Todos juntos vamos ganando seguridad, desarrollando técnicas, descubriendo hasta dónde sí y hasta dónde no, aprendiendo que las recetas milenarias se pueden adaptar, que el olor a caca del pañal se puede aguantar, que no es necesario un esterilizador ultrasónico de mamaderas con batería recargable, que nos podemos alejar cada vez más, ellos de nosotros y nosotros de ellos, todos juntos.
Y así, fascinados por tanta novedad, cada uno va poniendo cada vez más de sí en la paternidad y en la “hijastridad”, transitando nuevas etapas, descubriendo y redescubriendo juntes el habla, conociendo canciones y nuevas formas de bailar, pintar, recortar, jugar, saltar, correr, comer y tomar. Pero también dormimos poco, comemos mal, nos hacemos un ratito para perdonar a nuestros padres, nos frustramos, rompemos algunas cosas, abandonamos muchas expectativas, reconsideramos promesas, nos enojamos, nos cansamos, hacemos caprichos, tomamos nuevos desafíos.
Por eso, la paternidad es alucinante y alienante. Es un hermoso mundo donde uno aprende, juega, se divierte, se deja llevar, pero también se empieza a perder en un lugar donde no muchos nos pueden acompañar, ni muchos menos encontrar.

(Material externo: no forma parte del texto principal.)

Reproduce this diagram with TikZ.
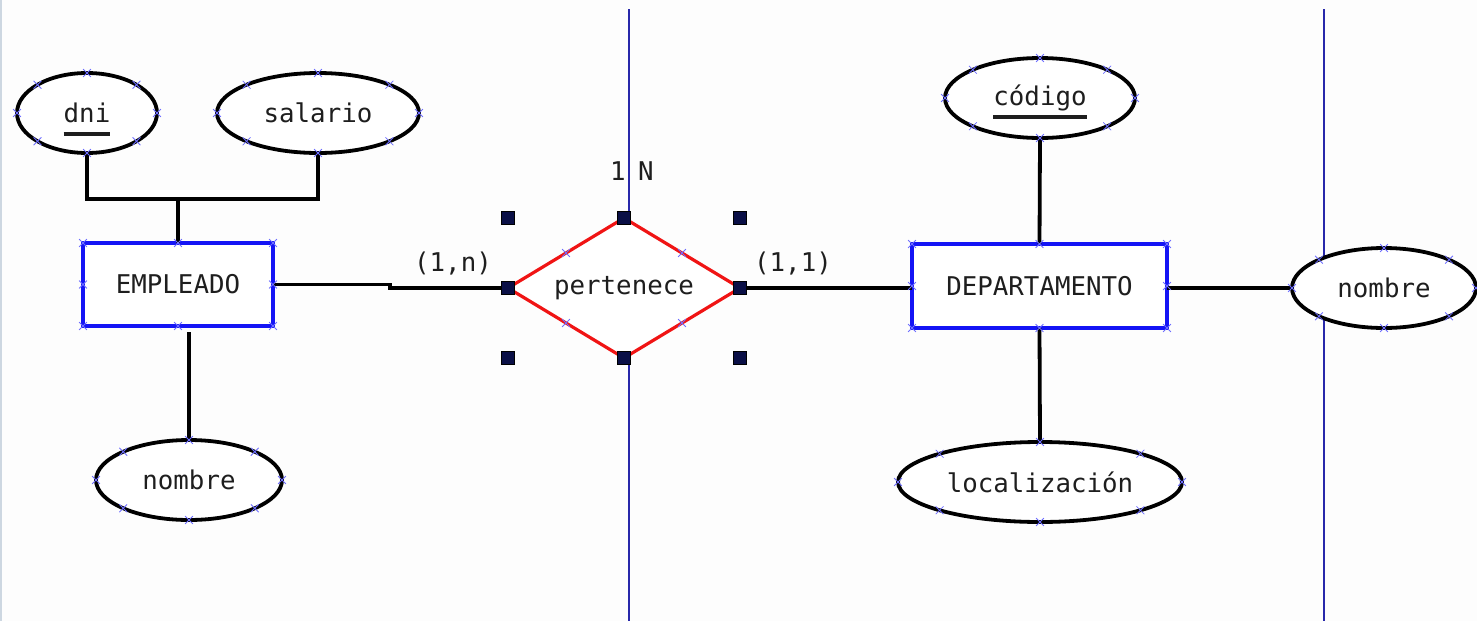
\documentclass[tikz,border=0pt]{standalone}
\usepackage{fontspec}
\setmonofont{DejaVu Sans Mono}
\usetikzlibrary{shapes.geometric,shapes.misc}
\definecolor{bg}{RGB}{253,253,253}
\definecolor{edgegray}{RGB}{205,215,225}
\definecolor{entblue}{RGB}{20,20,245}
\definecolor{vline}{RGB}{40,40,170}
\definecolor{relred}{RGB}{240,20,20}
\definecolor{hnd}{RGB}{10,15,70}
\definecolor{xblue}{RGB}{110,110,255}
\definecolor{txt}{RGB}{30,30,30}
\newcommand\keyul[1]{\setbox0\hbox{#1}\rlap{\smash{\rule[-6.5pt]{\wd0}{1.6pt}}}\box0}
\tikzset{
  attr/.style={ellipse, draw=black, line width=1.9pt, fill=white, inner sep=0pt, outer sep=0pt, minimum height=40pt, text=txt},
  ent/.style={rectangle, draw=entblue, line width=1.9pt, fill=white, inner sep=0pt, outer sep=0pt, text=txt},
  rel/.style={diamond, draw=relred, line width=1.6pt, fill=white, inner sep=0pt, outer sep=0pt, aspect=1.657, minimum width=116pt, minimum height=70pt, text=txt},
  link/.style={draw=black, line width=1.9pt},
  guide/.style={draw=vline, line width=1pt},
  handle/.style={rectangle, fill=hnd, draw=black, line width=0.3pt, minimum size=6.5pt, inner sep=0pt},
  xm/.style={cross out, draw=xblue, line width=0.4pt, minimum size=3.5pt, inner sep=0pt},
  lbl/.style={text=txt, inner sep=0pt}
}
\begin{document}
\begin{tikzpicture}[x=0.5pt, y=-0.5pt, font=\ttfamily\fontsize{12.9}{15}\selectfont]
\useasboundingbox (0,0) rectangle (1477,621);
\fill[bg] (0,0) rectangle (1477,621);
\fill[edgegray] (0,0) rectangle (2,621);

% guide lines
\coordinate (g1t) at (629,9);  \coordinate (g1b) at (629,621);
\coordinate (g2t) at (1324,9); \coordinate (g2b) at (1324,621);
\draw[guide] (g1t) -- (g1b);
\draw[guide] (g2t) -- (g2b);

% connectors (drawn under the nodes)
\coordinate (j) at (178,199);
\coordinate (jog) at (390,0);

% nodes
\node[attr, minimum width=70pt]  (dni)  at (87,113)   {\keyul{dni}};
\node[attr, minimum width=101pt] (sal)  at (318,113)  {salario};
\node[ent, minimum width=95pt, minimum height=41.5pt] (emp) at (178,284.5) {EMPLEADO};
\node[attr, minimum width=93pt]  (nomE) at (189,480)  {nombre};
\node[rel] (pert) at (624,288) {pertenece};
\node[ent, minimum width=127.5pt, minimum height=42pt] (dep) at (1039.5,286) {DEPARTAMENTO};
\node[attr, minimum width=95pt]  (cod)  at (1040,98)  {\keyul{código}};
\node[attr, minimum width=142pt] (loc)  at (1040,482) {localización};
\node[attr, minimum width=92pt]  (nomD) at (1384,288) {nombre};

\draw[link] (dni.south) |- (j) -| (sal.south);
\draw[link] (j) -- (emp.north);
\draw[link] (emp.east) -- (emp.east -| jog) -- (pert.west -| jog) -- (pert.west);
\draw[link] (pert.east) -- (pert.east -| dep.west);
\draw[link] (nomD.west) -- (nomD.west -| dep.east);
\draw[link] (cod.south) -- (dep.north);
\draw[link] (dep.south) -- (loc.north);
\draw[link] (nomE.north) -- ([yshift=-3pt]nomE.north |- emp.south);

% anchor marks
\foreach \n in {dni,sal,nomE,cod,loc,nomD,emp,dep}
  \foreach \a in {north,south,east,west,north east,north west,south east,south west}
    \node[xm] at (\n.\a) {};
\foreach \a in {north east,north west,south east,south west}
  \node[xm] at (pert.\a) {};

% selection handles
\foreach \a in {north,south,east,west}
  \node[handle] at (pert.\a) {};
\node[handle] at (pert.west |- pert.north) {};
\node[handle] at (pert.east |- pert.north) {};
\node[handle] at (pert.west |- pert.south) {};
\node[handle] at (pert.east |- pert.south) {};

% labels
\node[lbl] (cn) at (453,264) {(1,n)};
\node[lbl] (c1) at (793,264) {(1,1)};
\node[lbl] (one) at (618,171) {1};
\node[lbl] (bigN) at (646,171) {N};
\end{tikzpicture}
\end{document}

Poco a poco nos empezamos a olvidar de todo lo que había alrededor nuestro cuando no éramos padres, de nuestros intereses anteriores, de los amigos que frecuentábamos, de los gustos, de los tiempos individuales y de los de pareja. De alguna manera empezamos a ser casi exclusivamente padres.
Y cuando estamos ahí, con muchas certezas construidas a las corridas, con manuales de procedimiento recién editados por nosotros mismos, llega un momento en que nuestros hijos empiezan a jugar con los límites, quieren aprender hasta dónde llegar y empiezan a presionar. Y un capricho chiquito empieza a ser cada vez más terco, cada vez más fuerte y entonces buscamos en nuestro manual que indica que tenemos que flexibilizar, ceder. Eso no falla casi nunca: logramos deshacer el conflicto y vuelve la ansiada tranquilidad.

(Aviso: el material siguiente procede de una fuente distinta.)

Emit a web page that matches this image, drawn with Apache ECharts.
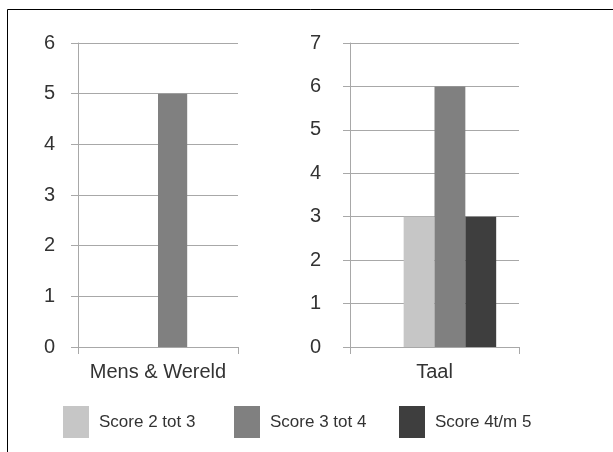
<!DOCTYPE html>
<html>
<head>
<meta charset="utf-8">
<script src="https://cdn.jsdelivr.net/npm/echarts@6/dist/echarts.min.js"></script>
<style>
  html, body { margin: 0; padding: 0; background: #fff; }
  #chart { width: 613px; height: 452px; }
</style>
</head>
<body>
<div id="chart"></div>
<script>
// Subjects (one per panel) and the counts per score band
const subjects = ['Mens & Wereld', 'Taal'];
const seriesNames = ['Score 2 tot 3', 'Score 3 tot 4', 'Score 4t/m 5'];
const score2tot3 = [null, 3];
const score3tot4 = [5, 6];
const score4tm5 = [null, 3];
const axisMax = [6, 7];

const colors = ['#c6c6c6', '#808080', '#3e3e3e'];
const values = [score2tot3, score3tot4, score4tm5];
const gridLine = '#a8a8a8';
const textColor = '#333333';
const font = 'Liberation Sans';

const grids = [
  { left: 78, top: 43, width: 160, height: 304 },
  { left: 350, top: 43, width: 169, height: 304 }
];

const xAxes = subjects.map((s, i) => ({
  type: 'category',
  gridIndex: i,
  data: [s],
  axisLine: { lineStyle: { color: gridLine, width: 1 } },
  axisTick: { show: true, length: 7, lineStyle: { color: gridLine } },
  axisLabel: { color: textColor, fontSize: 20, fontFamily: font, margin: 15 }
}));

const yAxes = axisMax.map((m, i) => ({
  type: 'value',
  gridIndex: i,
  min: 0,
  max: m,
  interval: 1,
  axisLine: { show: true, lineStyle: { color: gridLine, width: 1 } },
  axisTick: { show: true, length: 7, lineStyle: { color: gridLine } },
  splitLine: { lineStyle: { color: gridLine, width: 1 } },
  axisLabel: { color: textColor, fontSize: 20, fontFamily: font, margin: i === 0 ? 23 : 29 }
}));

const series = [];
subjects.forEach((s, i) => {
  // empty leading slot keeps the bar group offset to the right
  series.push({
    type: 'bar', name: 'spacer' + i, xAxisIndex: i, yAxisIndex: i,
    data: [null], barGap: '0%', barCategoryGap: '27%', silent: true
  });
  seriesNames.forEach((n, k) => {
    series.push({
      type: 'bar', name: n, xAxisIndex: i, yAxisIndex: i,
      data: [values[k][i]],
      barGap: '0%', barCategoryGap: '27%',
      itemStyle: { color: colors[k] },
      silent: true
    });
  });
});

const legendLefts = [58, 229, 394];
const legends = seriesNames.map((n, k) => ({
  data: [n],
  left: legendLefts[k],
  top: 401,
  itemWidth: 26,
  itemHeight: 32,
  icon: 'rect',
  textStyle: { color: textColor, fontSize: 17, fontFamily: font, padding: [0, 0, 0, 5] },
  selectedMode: false
}));

const chart = echarts.init(document.getElementById('chart'), null, { renderer: 'canvas' });
chart.setOption({
  animation: false,
  backgroundColor: '#ffffff',
  grid: grids,
  xAxis: xAxes,
  yAxis: yAxes,
  legend: legends,
  series: series,
  graphic: [
    { type: 'line', shape: { x1: 7.5, y1: 9.5, x2: 7.5, y2: 452 }, style: { stroke: '#000', lineWidth: 1 } },
    { type: 'line', shape: { x1: 7.5, y1: 9.5, x2: 613, y2: 9.5 }, style: { stroke: '#000', lineWidth: 1 } }
  ]
});
</script>
</body>
</html>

Pero, al día siguiente o al otro, el pequeño va a intentar otra vez y con más fuerza, y nosotros tampoco sabremos hasta cuándo seguir flexibilizando y nos pondremos más firmes y ellos no dejarán de presionar y ahí pasará algo inesperado (perdón el spoiler): nos vamos a quebrar. Y ahí nos daremos cuenta de que fuimos muy lejos, que estamos perdidos en la paternidad y que las certezas que construimos son falsas.
En ese momento, ese lugar tan hermoso de la crianza se volverá frío, con bibliotecas caídas, libros con hojas arrancadas y, de fondo, sonará el llanto histérico de los peques que se mezclará con el nuestro.
La rotura viene con dolor, miedo, arrepentimiento, culpa y enojo. Y salir de ahí es muy difícil. Nadie tiene el mapa de nuestros propios laberintos y está muy oscuro como para saber para qué lado arrancar. Mientras buscamos la salida, pensamos que quizás no debimos dejarlos jugar con nosotros, porque, así como los juguetes se rompen, los padres también.